Genau in diesem Moment lernte ich dem Publikum zuzuhören. Ich konnte mich an den Geräuschen orientieren, umrundete den Ring, machte eine Pose und betrat unter enorm lauten Publikumsreaktionen das Seilgeviert. Danke für die Hilfe!! „Aber wie geht es weiter?“, fragte ich mich. Ich konnte meinen Gegner nicht sehen. Wie sollte ich es sehen, wenn er mich angreift und mich vor seinen Angriff schützen? Würde es nicht ziemlich dumm aussehen, wenn ich einfach nur dastehe und er mich umhaut?

Die Zuschauer begannen den Saal richtig einzuheizen. Der Ringrichter startete den Kampf. Ich bewegte mich immer schneller im Uhrzeigersinn um die Ringmitte. Und genau da fiel es mir wie Schuppen von den Augen: Blitzschnell wechselte ich die Richtung und erwischte meinen Gegner mit einem Schlag ins Gesicht. Ich hatte Zeit gewonnen. Ich rettete mich in die Ringecke und ließ mir durch den mich ermahnenden Referee ein Tuch zum Auswischen meiner Augen zukommen. Es half kaum. Ich wrestlete das Match blind.

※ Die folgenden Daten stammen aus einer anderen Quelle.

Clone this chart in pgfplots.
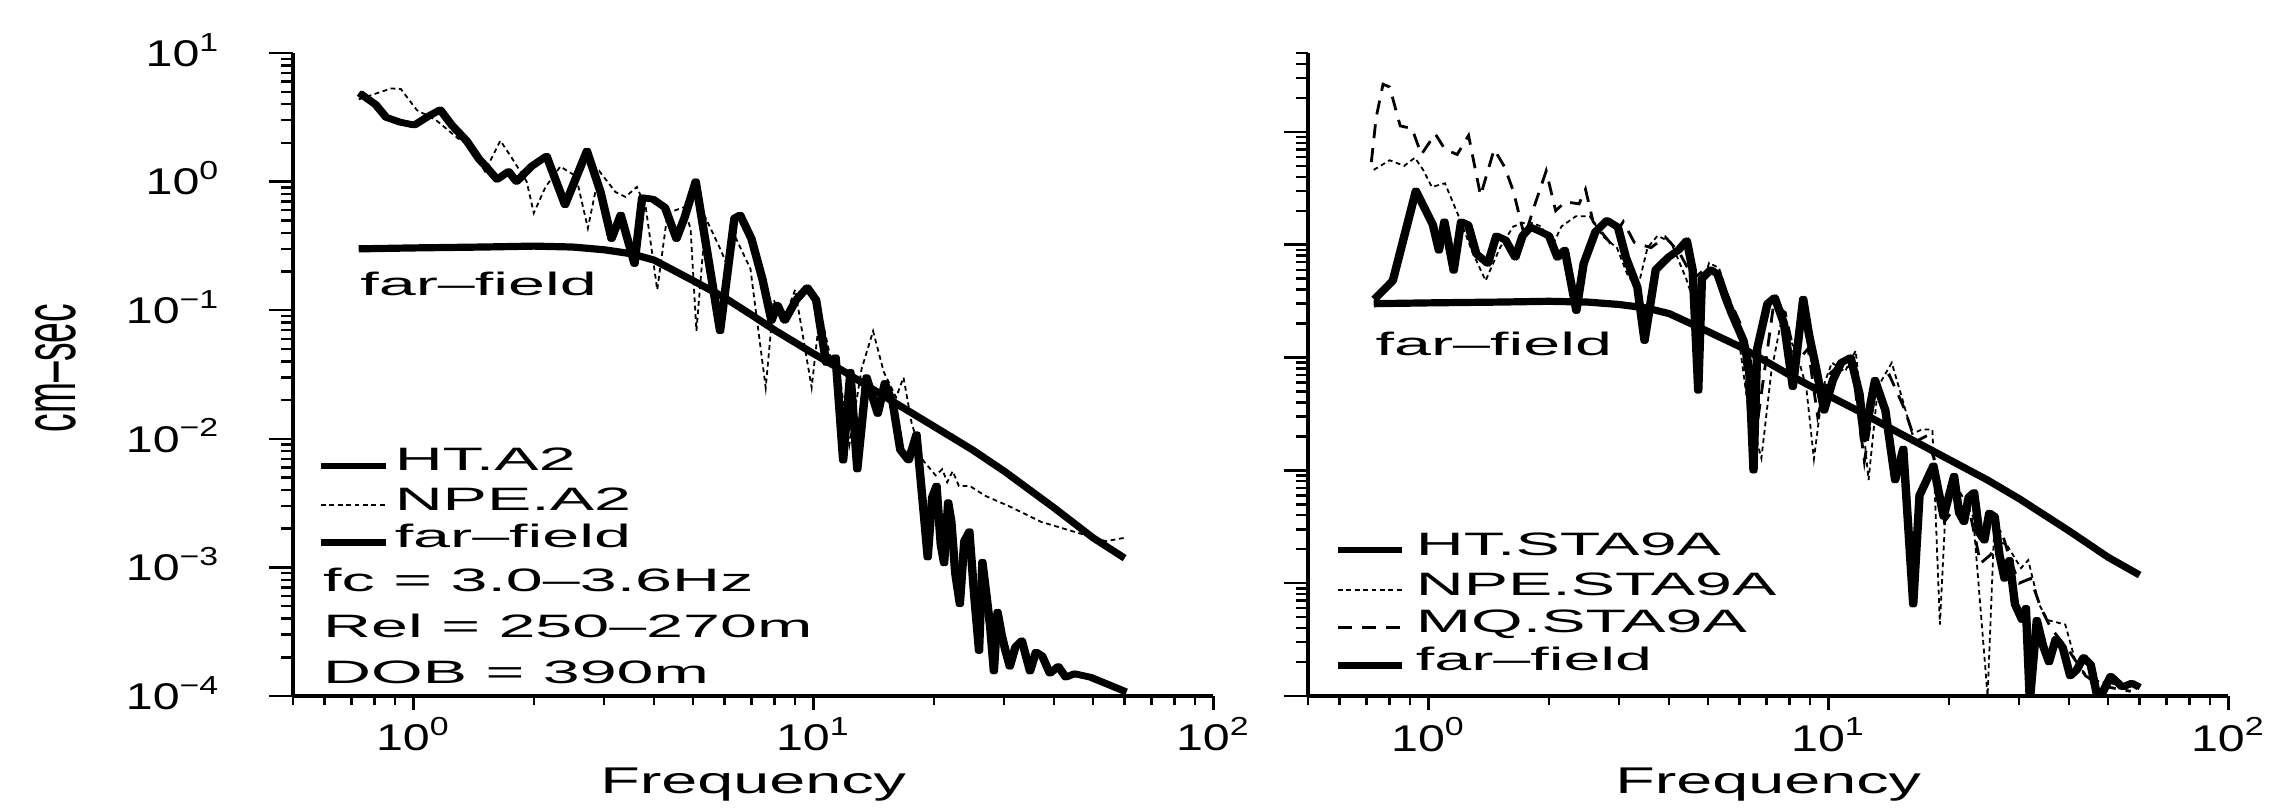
\documentclass[border=0pt]{standalone}
\usepackage{pgfplots}
\usepackage{pgfplotstable}
\usepackage{graphicx}
\usepackage{fontspec}
\pgfplotsset{compat=1.18}
\setmainfont{Liberation Sans}[FakeStretch=2.05]
\newfontfamily\axfont{Liberation Sans}[FakeStretch=1.74]
\newfontfamily\tickfont{Liberation Sans}[FakeStretch=1.3]
\newfontfamily\plainfont{Liberation Sans}
\newcommand\labfont{\fontsize{8.1bp}{9.7bp}\selectfont}
\newcommand\bigfont{\fontsize{9.3bp}{11bp}\selectfont}

\pgfplotstableread{
f v
0.73 0.30
1.0 0.305
1.5 0.31
2.0 0.315
2.5 0.31
3.0 0.295
3.5 0.275
4.0 0.245
5.0 0.17
6.0 0.125
7.0 0.092
8.0 0.07
10.0 0.046
12.0 0.033
15.0 0.0215
20.0 0.0125
25.0 0.0082
30.0 0.0056
40.0 0.0029
50.0 0.0017
60.0 0.00118
}\tabfarfield

\pgfplotstableread{
f v
0.73 4.87
0.80 3.97
0.85 3.16
0.92 2.9
1.00 2.75
1.08 3.2
1.16 3.62
1.24 2.75
1.35 2.08
1.45 1.5
1.51 1.31
1.61 1.04
1.72 1.2
1.80 1.0
1.96 1.31
2.14 1.58
2.38 0.66
2.70 1.73
2.92 0.83
3.11 0.36
3.28 0.55
3.55 0.23
3.71 0.75
3.95 0.73
4.23 0.63
4.52 0.36
4.73 0.52
5.05 1.0
5.38 0.30
5.81 0.069
6.31 0.52
6.52 0.55
6.96 0.36
7.42 0.173
7.81 0.083
8.08 0.11
8.43 0.083
9.0 0.12
9.6 0.15
10.1 0.12
10.7 0.039
11.3 0.043
11.8 0.0068
12.3 0.033
12.8 0.0058
13.5 0.030
14.4 0.0157
15.0 0.027
15.7 0.019
16.4 0.0082
17.2 0.0068
18.0 0.0108
18.8 0.0025
19.2 0.0012
19.7 0.0035
20.2 0.0043
20.7 0.0015
21.1 0.00108
21.6 0.0032
22.0 0.00226
22.5 0.0009
23.1 0.00052
23.7 0.0016
24.4 0.0019
25.1 0.0006
25.8 0.000225
26.3 0.0011
26.9 0.00062
27.5 0.00035
28.1 0.000156
28.7 0.00045
29.4 0.000297
30.1 0.00022
30.8 0.00017
31.8 0.00024
33.0 0.00027
34.6 0.000156
35.8 0.00022
37.1 0.000205
38.8 0.00015
40.7 0.00017
42.5 0.00014
44.7 0.000149
49.0 0.00014
53.9 0.000124
60 0.000108
}\tabhtA

\pgfplotstableread{
f v
0.73 4.36
0.80 4.8
0.88 5.3
0.93 5.25
1.02 3.6
1.14 3.0
1.29 2.18
1.38 1.9
1.51 1.2
1.65 2.08
1.75 1.58
1.92 1.0
2.0 0.57
2.14 0.91
2.33 1.31
2.55 1.1
2.73 0.434
2.92 1.2
3.2 0.83
3.39 0.76
3.62 0.91
3.81 0.63
4.07 0.144
4.32 0.57
4.73 0.63
4.93 0.434
5.1 0.069
5.38 0.52
5.85 0.30
6.1 0.22
6.41 0.36
6.96 0.21
7.6 0.0249
7.96 0.12
8.43 0.083
9.0 0.144
9.9 0.025
10.4 0.10
11.1 0.039
11.6 0.033
12.3 0.009
13.2 0.035
14.1 0.0687
15.0 0.033
16.1 0.021
16.8 0.030
17.6 0.0133
18.8 0.0068
20.2 0.0052
21.0 0.0058
21.6 0.0046
22.3 0.0056
23.1 0.0043
24.6 0.0043
26.9 0.0036
30.8 0.0030
37.1 0.00226
44.7 0.0019
53.9 0.0016
60 0.0017
}\tabnpeA

\pgfplotstableread{
f v
0.73 0.33
0.81 0.48
0.925 3.0
0.98 2.0
1.02 1.5
1.056 0.89
1.09 1.6
1.15 0.59
1.2 1.6
1.25 1.5
1.31 0.83
1.40 0.68
1.47 1.2
1.55 1.1
1.64 0.77
1.71 1.2
1.79 1.43
1.9 1.3
1.99 1.2
2.09 0.77
2.18 0.9
2.33 0.26
2.43 0.68
2.6 1.3
2.78 1.64
2.96 1.43
3.1 0.77
3.31 0.42
3.45 0.141
3.68 0.6
3.95 0.77
4.2 0.9
4.4 1.09
4.55 0.6
4.7 0.051
4.8 0.5
5.05 0.6
5.25 0.55
5.5 0.34
5.7 0.245
6.1 0.141
6.3 0.08
6.46 0.0100
6.6 0.12
7.0 0.3
7.3 0.34
7.7 0.20
8.1 0.055
8.6 0.33
8.9 0.157
9.3 0.075
9.7 0.034
10.2 0.063
10.7 0.09
11.3 0.10
11.9 0.047
12.2 0.019
13.0 0.063
13.8 0.034
14.6 0.0082
15.3 0.0155
16.2 0.00065
16.8 0.006
18.2 0.011
19.3 0.0039
20.5 0.0089
21.1 0.0042
21.7 0.0035
22.3 0.0058
23.0 0.0064
23.7 0.0028
24.4 0.0024
25.1 0.0042
25.9 0.0039
26.6 0.0018
27.4 0.0011
28.2 0.0016
29.1 0.00065
30.3 0.000475
31.0 0.0006
31.7 0.00009
33.0 0.00047
34.2 0.00028
35.4 0.0002
36.8 0.00032
38.3 0.00027
40.0 0.00015
41.5 0.00017
43.2 0.00022
45.0 0.00019
47.0 0.00009
50.5 0.00015
54.0 0.00012
57.0 0.00013
59.5 0.00012
}\tabhtB

\pgfplotstableread{
f v
0.73 4.6
0.80 5.6
0.87 5.0
0.925 5.9
0.97 4.6
1.02 3.25
1.1 3.5
1.19 1.79
1.29 0.85
1.39 0.48
1.51 0.94
1.63 1.45
1.77 1.6
1.92 1.45
2.03 0.94
2.15 1.45
2.34 1.79
2.53 1.79
2.74 1.17
2.96 0.94
3.14 0.55
3.33 0.4
3.53 0.94
3.74 1.2
4.04 1.05
4.41 0.5
4.67 0.27
5.03 0.69
5.33 0.62
5.9 0.2
6.3 0.036
6.8 0.0128
7.2 0.075
7.6 0.2
8.3 0.115
8.8 0.055
9.2 0.0126
9.7 0.055
10.2 0.09
11.0 0.075
11.7 0.115
12.6 0.0082
13.3 0.055
14.4 0.09
15.3 0.043
16.2 0.021
17.1 0.023
18.2 0.023
19.0 0.00043
19.7 0.0057
21.4 0.0063
23.0 0.0039
25.0 0.0001
25.9 0.0024
27.9 0.0022
30.3 0.00136
31.6 0.0016
33.6 0.00065
35.4 0.00047
39.1 0.00043
41.5 0.0002
45.0 0.00014
50.5 0.00013
57.0 0.00012
}\tabnpeB

\pgfplotstableread{
f v
0.72 5.4
0.74 13.3
0.77 26.4
0.80 25
0.85 11.3
0.91 10.7
0.96 6.3
1.04 9.6
1.10 7.0
1.18 6.3
1.26 9.3
1.35 2.72
1.46 7.0
1.55 4.9
1.63 3.0
1.74 1.17
1.84 2.2
1.97 4.5
2.08 2.0
2.2 2.4
2.38 2.3
2.47 3.1
2.58 1.6
2.84 1.05
3.07 1.6
3.27 1.05
3.6 0.94
3.91 1.17
4.24 0.85
4.6 0.5
4.95 0.62
5.36 0.5
6.06 0.19
6.46 0.0126
6.8 0.048
7.3 0.3
7.8 0.25
8.3 0.09
8.9 0.12
9.4 0.03
10.0 0.07
10.8 0.09
11.5 0.08
12.3 0.012
13.2 0.06
14.2 0.07
15.5 0.035
16.5 0.018
17.5 0.02
18.5 0.012
19.5 0.0035
21.0 0.005
22.5 0.0045
24.0 0.0015
25.5 0.0018
27.0 0.0030
28.5 0.0016
30.0 0.001
32.0 0.0011
34.0 0.0006
36.0 0.0004
40.0 0.00025
44.0 0.00015
50.0 0.00012
57.0 0.00011
}\tabmqB

\tikzset{
  htline/.style={black, line width=1.6bp, line join=round},
  ffline/.style={black, line width=1.8bp, line join=round},
  npeline/.style={black, line width=0.45bp, dash pattern=on 1.2bp off 0.9bp},
  mqline/.style={black, line width=0.7bp, dash pattern=on 3.5bp off 2.5bp},
  labnode/.style={anchor=base west, font=\labfont, inner sep=0pt},
}

\begin{document}
\begin{tikzpicture}
\useasboundingbox (0,0) rectangle (569bp,203bp);

\begin{axis}[
  xmode=log, ymode=log,
  scale only axis, width=230.1bp, height=160.75bp,
  at={(73.25bp,29bp)}, anchor=south west,
  xmin=0.5, xmax=100, ymin=1e-4, ymax=10,
  axis lines*=left,
  axis line style={line width=0.9bp},
  tick align=outside,
  major tick length=6bp, minor tick length=2.9bp,
  tick style={line width=0.6bp, black},
  xtick style={/pgfplots/major tick length=3.5bp, /pgfplots/minor tick length=2.25bp},
  xtick={1,10,100},
  xticklabels={10\textsuperscript{0},10\textsuperscript{1},10\textsuperscript{2}},
  minor xtick={0.5,0.6,0.7,0.8,0.9,2,3,4,5,6,7,8,9,20,30,40,50,60,70,80,90},
  ytick={1e-4,1e-3,1e-2,1e-1,1,10},
  yticklabels={10\textsuperscript{−4},10\textsuperscript{−3},10\textsuperscript{−2},10\textsuperscript{−1},10\textsuperscript{0},10\textsuperscript{1}},
  minor ytick={2e-4,3e-4,4e-4,5e-4,6e-4,7e-4,8e-4,9e-4,2e-3,3e-3,4e-3,5e-3,6e-3,7e-3,8e-3,9e-3,0.02,0.03,0.04,0.05,0.06,0.07,0.08,0.09,0.2,0.3,0.4,0.5,0.6,0.7,0.8,0.9,2,3,4,5,6,7,8,9},
  tick label style={font=\tickfont\bigfont, inner sep=0pt},
  xticklabel style={anchor=base, yshift=-7.75bp},
  yticklabel style={anchor=base east, xshift=-12bp, yshift=-3.34bp},
  xlabel={Frequency},
  xlabel style={font=\axfont\bigfont, at={(axis description cs:0.5,-0.1509)}, anchor=base},
  ylabel={\scalebox{1}[2.0]{\plainfont\bigfont cm–sec}},
  ylabel style={at={(axis description cs:-0.2575,0.51)}, anchor=center},
]
\addplot[npeline] table[x=f,y=v] {\tabnpeA};
\addplot[htline] table[x=f,y=v] {\tabhtA};
\addplot[htline, xshift=0.5bp] table[x=f,y=v] {\tabhtA};
\addplot[ffline] table[x=f,y=v] {\tabfarfield};
\node[labnode] at (axis cs:0.734,0.13) {far–field};
\draw[htline] (axis description cs:0.0304,0.358) -- (axis description cs:0.101,0.358);
\node[labnode] at (axis description cs:0.1097,0.350) {HT.A2};
\draw[npeline] (axis description cs:0.0304,0.297) -- (axis description cs:0.101,0.297);
\node[labnode] at (axis description cs:0.1097,0.289) {NPE.A2};
\draw[ffline] (axis description cs:0.0304,0.239) -- (axis description cs:0.101,0.239);
\node[labnode] at (axis description cs:0.1097,0.231) {far–field};
\node[labnode] at (axis description cs:0.032,0.162) {fc = 3.0–3.6Hz};
\node[labnode] at (axis description cs:0.032,0.091) {Rel = 250–270m};
\node[labnode] at (axis description cs:0.032,0.0187) {DOB = 390m};
\end{axis}

\begin{axis}[
  xmode=log, ymode=log,
  scale only axis, width=230.1bp, height=160.75bp,
  at={(327bp,29bp)}, anchor=south west,
  xmin=0.5, xmax=100, ymin=1e-4, ymax=50,
  axis lines*=left,
  axis line style={line width=0.9bp},
  tick align=outside,
  major tick length=6bp, minor tick length=2.9bp,
  tick style={line width=0.6bp, black},
  xtick style={/pgfplots/major tick length=3.5bp, /pgfplots/minor tick length=2.25bp},
  xtick={1,10,100},
  xticklabels={10\textsuperscript{0},10\textsuperscript{1},10\textsuperscript{2}},
  minor xtick={0.5,0.6,0.7,0.8,0.9,2,3,4,5,6,7,8,9,20,30,40,50,60,70,80,90},
  ytick={1e-4,1e-3,1e-2,1e-1,1,10},
  yticklabels={},
  minor ytick={2e-4,3e-4,4e-4,5e-4,6e-4,7e-4,8e-4,9e-4,2e-3,3e-3,4e-3,5e-3,6e-3,7e-3,8e-3,9e-3,0.02,0.03,0.04,0.05,0.06,0.07,0.08,0.09,0.2,0.3,0.4,0.5,0.6,0.7,0.8,0.9,2,3,4,5,6,7,8,9,20,30,40,50},
  tick label style={font=\tickfont\bigfont, inner sep=0pt},
  xticklabel style={anchor=base, yshift=-7.75bp},
  xlabel={Frequency},
  xlabel style={font=\axfont\bigfont, at={(axis description cs:0.5,-0.1509)}, anchor=base},
]
\addplot[mqline] table[x=f,y=v] {\tabmqB};
\addplot[npeline] table[x=f,y=v] {\tabnpeB};
\addplot[htline] table[x=f,y=v] {\tabhtB};
\addplot[htline, xshift=0.5bp] table[x=f,y=v] {\tabhtB};
\addplot[ffline] table[x=f,y=v] {\tabfarfield};
\node[labnode] at (axis cs:0.735,0.104) {far–field};
\draw[htline] (axis description cs:0.0326,0.227) -- (axis description cs:0.1021,0.227);
\node[labnode] at (axis description cs:0.1163,0.219) {HT.STA9A};
\draw[npeline] (axis description cs:0.0326,0.165) -- (axis description cs:0.1021,0.165);
\node[labnode] at (axis description cs:0.1163,0.157) {NPE.STA9A};
\draw[mqline] (axis description cs:0.0326,0.106) -- (axis description cs:0.1021,0.106);
\node[labnode] at (axis description cs:0.1163,0.098) {MQ.STA9A};
\draw[ffline] (axis description cs:0.0326,0.048) -- (axis description cs:0.1021,0.048);
\node[labnode] at (axis description cs:0.1163,0.0404) {far–field};
\end{axis}
\end{tikzpicture}
\end{document}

In meiner über sieben Jahre langen Ausbildung zum Pro Wrestler habe ich einiges gelernt. Auf vieles kann ich mich gut vorbereiten. Beispielsweise kann ich kämpfen ohne vernünftig zu atmen. Ich sehe noch genau meinen Trainer Flying Dragon vor mir, wie er mir sagte, ich 200 Rollen machen – und 10 mehr, und 10 mehr… Und trotzdem noch klarkommen und vernünftig danach catchen können. Ich hatte genau diese Situation im Ring. Ich fiel bei einer missglückten, wirklich abgefuckten Aktion vom Ringseil rücklings auf den Ringboden, wobei ich tief einatmete. Die Folge war ein metallisches Geräusch was schmerzhaft durch meinen Körper bis in meinen Kopf drang, und, so tief ich auch Luft in mich einsog, ich konnte nicht atmen. Wie bei Karate Kid sah ich damals meinen Trainer vor mir – und die vielen Rollen, die er mich machen ließ. Und ich verstand. Ich konnte nicht atmen, aber ich stand auf und machte weiter.

Das Match während dieser Tour führte ich ordentlich zu Ende. Ich verlor zwar das Match, aber ich gewann eine neue Erfahrung. Ich jammerte nicht rum, sondern nahm es professionell. Als Sports Entertainer versuche ich immer gut vorbereitet sein. Und ich habe gelernt gelernt, dass Professionalität auch bedeutet, dass man mit Dingen, auf die man sich nicht vorbereiten kann, klarkommen muss. Und das in einer positiven Weise.